* GIVEN DATA:

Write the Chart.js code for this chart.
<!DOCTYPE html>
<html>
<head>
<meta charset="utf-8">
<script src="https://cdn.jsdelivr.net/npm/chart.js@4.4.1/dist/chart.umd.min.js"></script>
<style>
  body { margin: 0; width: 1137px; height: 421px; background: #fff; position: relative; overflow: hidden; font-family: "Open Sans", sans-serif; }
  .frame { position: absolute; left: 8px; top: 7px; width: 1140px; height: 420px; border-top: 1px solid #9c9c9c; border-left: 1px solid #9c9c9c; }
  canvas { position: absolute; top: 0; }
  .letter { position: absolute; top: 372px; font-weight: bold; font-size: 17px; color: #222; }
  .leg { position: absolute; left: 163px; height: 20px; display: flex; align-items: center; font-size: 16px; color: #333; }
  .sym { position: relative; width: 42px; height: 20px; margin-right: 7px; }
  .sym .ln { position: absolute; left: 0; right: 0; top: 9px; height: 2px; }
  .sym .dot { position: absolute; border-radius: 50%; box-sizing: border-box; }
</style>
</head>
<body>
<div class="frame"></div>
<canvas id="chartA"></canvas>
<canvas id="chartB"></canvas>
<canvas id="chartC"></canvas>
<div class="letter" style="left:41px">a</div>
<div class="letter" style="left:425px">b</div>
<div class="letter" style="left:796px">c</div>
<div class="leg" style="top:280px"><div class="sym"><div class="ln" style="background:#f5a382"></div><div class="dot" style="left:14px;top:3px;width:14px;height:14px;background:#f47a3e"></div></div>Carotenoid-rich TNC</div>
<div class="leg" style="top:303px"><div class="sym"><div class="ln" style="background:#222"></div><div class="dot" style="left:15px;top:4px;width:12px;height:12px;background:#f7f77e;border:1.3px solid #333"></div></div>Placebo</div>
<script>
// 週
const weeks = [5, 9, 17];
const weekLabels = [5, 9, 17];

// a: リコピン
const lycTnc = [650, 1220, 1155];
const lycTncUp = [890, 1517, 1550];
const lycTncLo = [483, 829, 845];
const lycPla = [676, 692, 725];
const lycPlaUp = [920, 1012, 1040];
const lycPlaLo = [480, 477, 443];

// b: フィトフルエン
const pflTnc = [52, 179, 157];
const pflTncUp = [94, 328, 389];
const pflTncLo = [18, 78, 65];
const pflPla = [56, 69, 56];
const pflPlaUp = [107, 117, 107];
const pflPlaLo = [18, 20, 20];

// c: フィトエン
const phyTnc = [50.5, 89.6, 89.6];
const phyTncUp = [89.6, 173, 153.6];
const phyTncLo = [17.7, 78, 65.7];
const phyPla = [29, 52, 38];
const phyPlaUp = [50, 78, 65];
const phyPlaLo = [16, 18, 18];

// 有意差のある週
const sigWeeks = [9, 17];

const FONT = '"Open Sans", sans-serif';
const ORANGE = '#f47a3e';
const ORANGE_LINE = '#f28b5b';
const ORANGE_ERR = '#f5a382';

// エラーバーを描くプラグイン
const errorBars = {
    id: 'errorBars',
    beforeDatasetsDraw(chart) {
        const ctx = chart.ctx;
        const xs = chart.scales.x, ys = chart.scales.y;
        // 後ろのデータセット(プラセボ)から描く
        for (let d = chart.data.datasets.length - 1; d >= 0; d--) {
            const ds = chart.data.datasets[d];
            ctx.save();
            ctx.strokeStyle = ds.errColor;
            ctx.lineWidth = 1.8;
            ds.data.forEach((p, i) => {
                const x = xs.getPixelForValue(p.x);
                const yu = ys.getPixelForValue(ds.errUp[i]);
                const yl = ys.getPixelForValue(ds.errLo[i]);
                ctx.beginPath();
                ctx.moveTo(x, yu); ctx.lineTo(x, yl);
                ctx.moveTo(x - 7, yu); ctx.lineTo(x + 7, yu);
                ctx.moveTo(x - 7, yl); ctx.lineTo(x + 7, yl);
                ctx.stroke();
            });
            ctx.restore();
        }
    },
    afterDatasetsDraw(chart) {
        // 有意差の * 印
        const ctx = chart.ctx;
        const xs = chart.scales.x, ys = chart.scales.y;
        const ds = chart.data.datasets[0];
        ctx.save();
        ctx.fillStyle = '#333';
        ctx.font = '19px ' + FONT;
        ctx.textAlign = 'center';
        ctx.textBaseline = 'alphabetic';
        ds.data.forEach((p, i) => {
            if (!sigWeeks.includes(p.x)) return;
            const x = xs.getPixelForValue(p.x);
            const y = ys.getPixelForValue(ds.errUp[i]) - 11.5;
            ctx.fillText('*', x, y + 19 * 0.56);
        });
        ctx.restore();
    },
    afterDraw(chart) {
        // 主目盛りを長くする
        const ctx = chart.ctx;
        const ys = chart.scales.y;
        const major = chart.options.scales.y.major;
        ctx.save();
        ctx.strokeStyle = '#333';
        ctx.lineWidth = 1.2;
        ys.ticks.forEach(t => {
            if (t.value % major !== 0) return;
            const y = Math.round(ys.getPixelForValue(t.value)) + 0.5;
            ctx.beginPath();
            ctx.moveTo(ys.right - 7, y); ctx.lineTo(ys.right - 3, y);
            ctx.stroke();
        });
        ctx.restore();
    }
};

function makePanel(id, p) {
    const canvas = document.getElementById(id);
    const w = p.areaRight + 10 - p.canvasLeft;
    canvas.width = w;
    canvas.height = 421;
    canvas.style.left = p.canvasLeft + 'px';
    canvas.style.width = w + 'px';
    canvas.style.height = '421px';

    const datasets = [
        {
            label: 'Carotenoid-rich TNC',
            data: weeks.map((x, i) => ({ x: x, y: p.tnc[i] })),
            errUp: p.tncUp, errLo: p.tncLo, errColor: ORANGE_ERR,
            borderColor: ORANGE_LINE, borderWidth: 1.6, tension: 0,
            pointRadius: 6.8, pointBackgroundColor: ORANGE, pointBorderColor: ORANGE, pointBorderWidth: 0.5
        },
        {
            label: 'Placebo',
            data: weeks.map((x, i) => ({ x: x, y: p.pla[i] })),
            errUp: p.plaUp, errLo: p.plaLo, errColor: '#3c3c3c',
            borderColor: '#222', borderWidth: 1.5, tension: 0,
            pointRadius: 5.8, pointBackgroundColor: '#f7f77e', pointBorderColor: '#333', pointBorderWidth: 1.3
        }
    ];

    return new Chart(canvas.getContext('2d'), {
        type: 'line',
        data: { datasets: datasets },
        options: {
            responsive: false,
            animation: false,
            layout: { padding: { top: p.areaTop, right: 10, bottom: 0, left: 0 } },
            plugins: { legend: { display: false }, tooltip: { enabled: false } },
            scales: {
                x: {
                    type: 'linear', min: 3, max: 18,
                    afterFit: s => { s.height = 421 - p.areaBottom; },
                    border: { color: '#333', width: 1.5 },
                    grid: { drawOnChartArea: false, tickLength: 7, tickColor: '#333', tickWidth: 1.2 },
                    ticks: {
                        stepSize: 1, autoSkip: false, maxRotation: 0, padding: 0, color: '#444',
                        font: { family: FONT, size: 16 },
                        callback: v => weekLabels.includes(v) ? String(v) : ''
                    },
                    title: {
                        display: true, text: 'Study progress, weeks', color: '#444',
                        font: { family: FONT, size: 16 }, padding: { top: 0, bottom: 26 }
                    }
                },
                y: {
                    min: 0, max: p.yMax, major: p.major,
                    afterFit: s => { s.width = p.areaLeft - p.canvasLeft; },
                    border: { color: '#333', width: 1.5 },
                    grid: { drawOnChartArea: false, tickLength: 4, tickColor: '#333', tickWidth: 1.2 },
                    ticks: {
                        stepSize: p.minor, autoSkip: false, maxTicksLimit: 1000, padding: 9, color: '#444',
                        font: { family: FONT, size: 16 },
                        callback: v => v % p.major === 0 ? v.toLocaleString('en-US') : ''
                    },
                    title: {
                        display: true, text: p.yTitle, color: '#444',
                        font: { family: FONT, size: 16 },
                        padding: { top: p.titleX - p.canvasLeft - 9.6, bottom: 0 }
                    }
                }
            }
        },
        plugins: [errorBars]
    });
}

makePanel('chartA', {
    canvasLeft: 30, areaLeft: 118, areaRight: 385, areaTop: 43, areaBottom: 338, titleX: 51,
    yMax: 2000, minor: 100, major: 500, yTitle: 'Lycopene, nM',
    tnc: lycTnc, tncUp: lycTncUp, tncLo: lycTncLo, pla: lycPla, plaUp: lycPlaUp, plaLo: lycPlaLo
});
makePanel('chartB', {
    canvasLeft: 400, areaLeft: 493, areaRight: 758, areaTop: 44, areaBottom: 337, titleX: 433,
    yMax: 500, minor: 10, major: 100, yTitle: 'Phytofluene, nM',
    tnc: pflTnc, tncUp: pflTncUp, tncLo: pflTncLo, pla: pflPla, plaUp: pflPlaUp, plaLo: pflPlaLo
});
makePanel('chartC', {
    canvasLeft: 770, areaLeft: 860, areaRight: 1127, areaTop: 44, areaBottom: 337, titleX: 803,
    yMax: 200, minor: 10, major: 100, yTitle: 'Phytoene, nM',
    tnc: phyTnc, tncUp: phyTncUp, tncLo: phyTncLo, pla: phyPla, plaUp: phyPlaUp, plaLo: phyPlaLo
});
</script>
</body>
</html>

* DIRECTIONS FOR THIS TASK: Word for word, reproduce the listing above from its start up to and including the line that has "const lycPlaLo = [480, 477, 443];". Give only those lines.

* COMPLETE OUTPUT:
Write the Chart.js code for this chart.
<!DOCTYPE html>
<html>
<head>
<meta charset="utf-8">
<script src="https://cdn.jsdelivr.net/npm/chart.js@4.4.1/dist/chart.umd.min.js"></script>
<style>
  body { margin: 0; width: 1137px; height: 421px; background: #fff; position: relative; overflow: hidden; font-family: "Open Sans", sans-serif; }
  .frame { position: absolute; left: 8px; top: 7px; width: 1140px; height: 420px; border-top: 1px solid #9c9c9c; border-left: 1px solid #9c9c9c; }
  canvas { position: absolute; top: 0; }
  .letter { position: absolute; top: 372px; font-weight: bold; font-size: 17px; color: #222; }
  .leg { position: absolute; left: 163px; height: 20px; display: flex; align-items: center; font-size: 16px; color: #333; }
  .sym { position: relative; width: 42px; height: 20px; margin-right: 7px; }
  .sym .ln { position: absolute; left: 0; right: 0; top: 9px; height: 2px; }
  .sym .dot { position: absolute; border-radius: 50%; box-sizing: border-box; }
</style>
</head>
<body>
<div class="frame"></div>
<canvas id="chartA"></canvas>
<canvas id="chartB"></canvas>
<canvas id="chartC"></canvas>
<div class="letter" style="left:41px">a</div>
<div class="letter" style="left:425px">b</div>
<div class="letter" style="left:796px">c</div>
<div class="leg" style="top:280px"><div class="sym"><div class="ln" style="background:#f5a382"></div><div class="dot" style="left:14px;top:3px;width:14px;height:14px;background:#f47a3e"></div></div>Carotenoid-rich TNC</div>
<div class="leg" style="top:303px"><div class="sym"><div class="ln" style="background:#222"></div><div class="dot" style="left:15px;top:4px;width:12px;height:12px;background:#f7f77e;border:1.3px solid #333"></div></div>Placebo</div>
<script>
// 週
const weeks = [5, 9, 17];
const weekLabels = [5, 9, 17];

// a: リコピン
const lycTnc = [650, 1220, 1155];
const lycTncUp = [890, 1517, 1550];
const lycTncLo = [483, 829, 845];
const lycPla = [676, 692, 725];
const lycPlaUp = [920, 1012, 1040];
const lycPlaLo = [480, 477, 443];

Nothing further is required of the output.